◆ WHAT THE TASK REQUIRES ◆
Copy out each line of the material below that holds the string "this".

◆ SOURCE RECORDS ◆
— START —
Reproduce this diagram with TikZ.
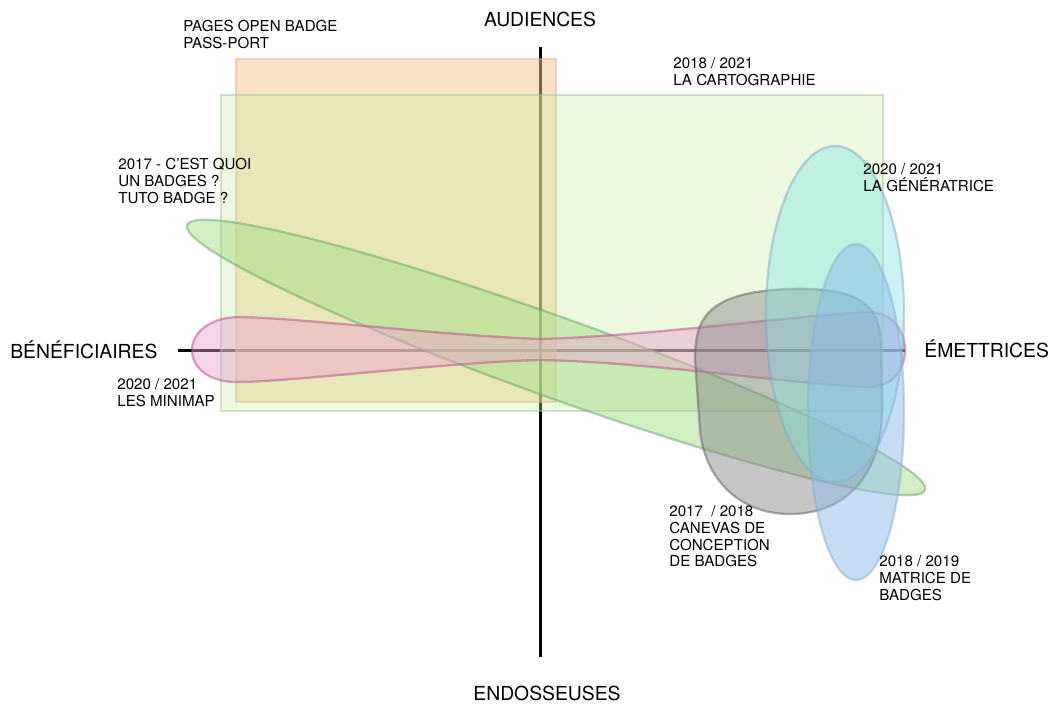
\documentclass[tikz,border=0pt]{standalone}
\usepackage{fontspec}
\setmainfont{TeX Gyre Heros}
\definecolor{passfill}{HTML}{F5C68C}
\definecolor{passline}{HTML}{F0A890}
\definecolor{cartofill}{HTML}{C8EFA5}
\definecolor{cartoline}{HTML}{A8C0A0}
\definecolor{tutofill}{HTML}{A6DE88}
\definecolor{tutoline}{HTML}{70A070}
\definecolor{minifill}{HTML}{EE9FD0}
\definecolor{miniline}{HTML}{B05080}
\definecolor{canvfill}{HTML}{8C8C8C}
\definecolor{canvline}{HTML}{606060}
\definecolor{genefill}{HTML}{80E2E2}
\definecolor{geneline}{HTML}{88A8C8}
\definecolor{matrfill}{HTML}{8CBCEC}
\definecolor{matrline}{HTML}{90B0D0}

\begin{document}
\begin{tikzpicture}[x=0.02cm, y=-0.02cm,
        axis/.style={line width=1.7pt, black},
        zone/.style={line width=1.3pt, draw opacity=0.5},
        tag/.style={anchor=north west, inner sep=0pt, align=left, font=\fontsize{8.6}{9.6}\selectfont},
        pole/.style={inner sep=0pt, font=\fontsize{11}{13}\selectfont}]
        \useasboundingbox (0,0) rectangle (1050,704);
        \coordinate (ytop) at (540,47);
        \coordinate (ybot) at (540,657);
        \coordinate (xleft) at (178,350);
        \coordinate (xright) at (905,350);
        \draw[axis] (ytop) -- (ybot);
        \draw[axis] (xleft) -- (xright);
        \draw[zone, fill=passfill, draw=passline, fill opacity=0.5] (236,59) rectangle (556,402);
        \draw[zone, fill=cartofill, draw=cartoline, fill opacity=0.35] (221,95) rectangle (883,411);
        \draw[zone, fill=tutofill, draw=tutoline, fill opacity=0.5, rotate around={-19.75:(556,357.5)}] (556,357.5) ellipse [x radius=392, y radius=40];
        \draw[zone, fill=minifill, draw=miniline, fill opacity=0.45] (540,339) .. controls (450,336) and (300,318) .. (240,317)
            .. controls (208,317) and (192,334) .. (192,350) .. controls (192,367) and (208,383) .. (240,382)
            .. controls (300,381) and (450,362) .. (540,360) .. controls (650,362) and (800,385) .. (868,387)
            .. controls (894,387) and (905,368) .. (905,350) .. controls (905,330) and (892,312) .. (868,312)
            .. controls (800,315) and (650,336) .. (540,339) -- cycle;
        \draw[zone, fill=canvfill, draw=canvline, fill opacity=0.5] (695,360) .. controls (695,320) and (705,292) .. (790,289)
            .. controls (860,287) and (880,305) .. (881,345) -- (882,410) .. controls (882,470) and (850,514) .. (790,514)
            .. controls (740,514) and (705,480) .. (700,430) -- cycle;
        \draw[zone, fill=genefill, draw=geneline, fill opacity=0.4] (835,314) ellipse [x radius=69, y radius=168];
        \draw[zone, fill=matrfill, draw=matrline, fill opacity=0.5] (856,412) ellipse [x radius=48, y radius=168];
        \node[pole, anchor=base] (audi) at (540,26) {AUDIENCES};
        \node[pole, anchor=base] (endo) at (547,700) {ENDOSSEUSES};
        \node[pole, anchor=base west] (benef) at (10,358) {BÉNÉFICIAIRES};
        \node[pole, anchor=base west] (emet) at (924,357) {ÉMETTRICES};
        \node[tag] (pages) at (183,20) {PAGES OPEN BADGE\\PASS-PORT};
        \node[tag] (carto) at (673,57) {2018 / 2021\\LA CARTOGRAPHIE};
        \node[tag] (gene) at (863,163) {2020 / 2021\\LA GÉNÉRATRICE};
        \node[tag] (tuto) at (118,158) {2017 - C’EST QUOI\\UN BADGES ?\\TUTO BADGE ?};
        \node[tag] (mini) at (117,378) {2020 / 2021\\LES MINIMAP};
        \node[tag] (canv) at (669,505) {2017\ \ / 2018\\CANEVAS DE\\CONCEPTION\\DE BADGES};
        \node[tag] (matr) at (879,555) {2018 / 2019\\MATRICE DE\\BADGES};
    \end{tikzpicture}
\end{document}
— END —
— START —
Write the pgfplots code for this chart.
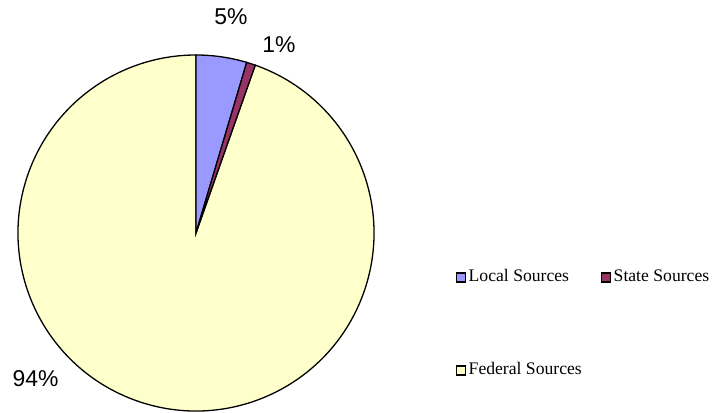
— END —
◆ RESULT OF THE TASK ◆
Reproduce this diagram with TikZ.
Write the pgfplots code for this chart.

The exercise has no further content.